June 7

What was advertised in a colonial American newspaper 250 years ago today?

Jun 7 - 6:7:1768 South-Carolina Gazette and Country Journal
South-Carolina Gazette and Country Journal (June 7, 1768).

“Mr. STRATON will begin a Course of LECTURES.”

Schoolmaster Osborne Straton frequently advertised his “British Academy on the Green” in the newspapers published in Charleston in the late 1760s. Although he usually sought students who would enroll in his academy, on occasion he offered other opportunities for instruction to the residents of the city. For instance, during the summer of 1768 he delivered “a Course of LECTURES” that took place on Thursday and Saturday afternoons. Straton established a theme for his lecture series, proposing to explicate “a compleat System of Arithmetic, Geometry and Architecture” and promising that each “shall be fully explained, from their first Principles to their Present happy Improvement.”

Compared to the many other schoolmasters and –mistresses that advertised in the South-Carolina Gazette and Country Journal and other newspapers, Straton positioned his British Academy as one of the most elite options available to prospective pupils in the colony. He even concluded his advertisement for the lecture series by noting that he taught Latin and French, reminding regular readers of the extensive curriculum they had encountered in his previous advertisements. For this particular “Course of LECTURES,” however, Straton underscored that he intended to engage general audiences: “The whole to be laid down in a plain Manner so as to be understood even by the unexperienced, for whose Sake this Undertaking is chiefly proposed.” Whether they sought entertainment or elucidation or a combination of the two, Straton invited members of the general public who might not otherwise enroll in his school to benefit from a series of lessons pitched specifically to their level of prior knowledge and experience with the subjects he covered.

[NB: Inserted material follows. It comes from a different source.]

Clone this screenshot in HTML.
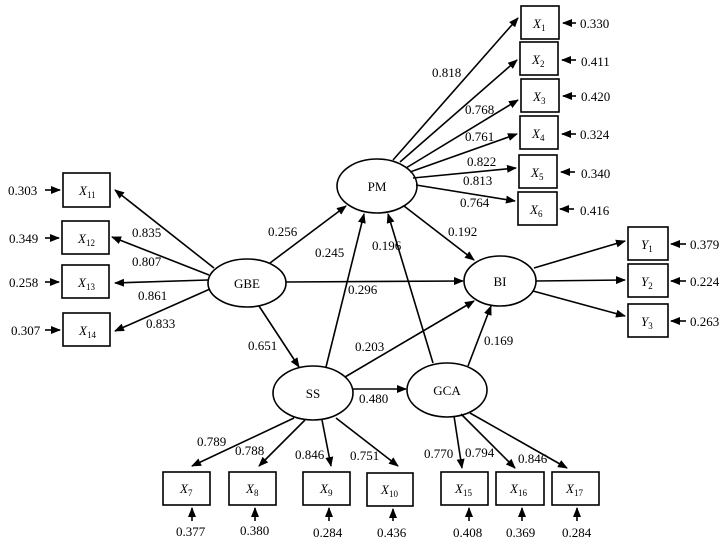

Yet he did not throw wide the doors to the British Academy. He expected those who attended the lectures to pay for the experience. He carefully regulated who entered via a system of tickets, sold both by Charles Crouch at the printing office and Straton at the academy. Each ticket “entitle[d] the Bearer to hear eight Lectures.” Straton’s current students who “study any Branch of the Mathematicks” gained free admission, a perquisite of enrolling in his more extensive courses.

The schoolmaster’s verbose advertisements gave readers a sense of the curriculum and teaching style adopted at “the British Academy on the Green.” Even though he oversaw an elite academy, Straton also advertised scholarship opportunities for students who otherwise would not have had the means to enroll in his classes. This lecture series, designed for the benefit of “the unexperienced,” served as another form of outreach to audiences beyond the local gentry. Despite the stuffy persona he frequently cultivated in his advertisements, Starton also managed to communicate an interest in providing educational opportunities for the general public and not just the scions of the elite who could afford to enroll in his academy.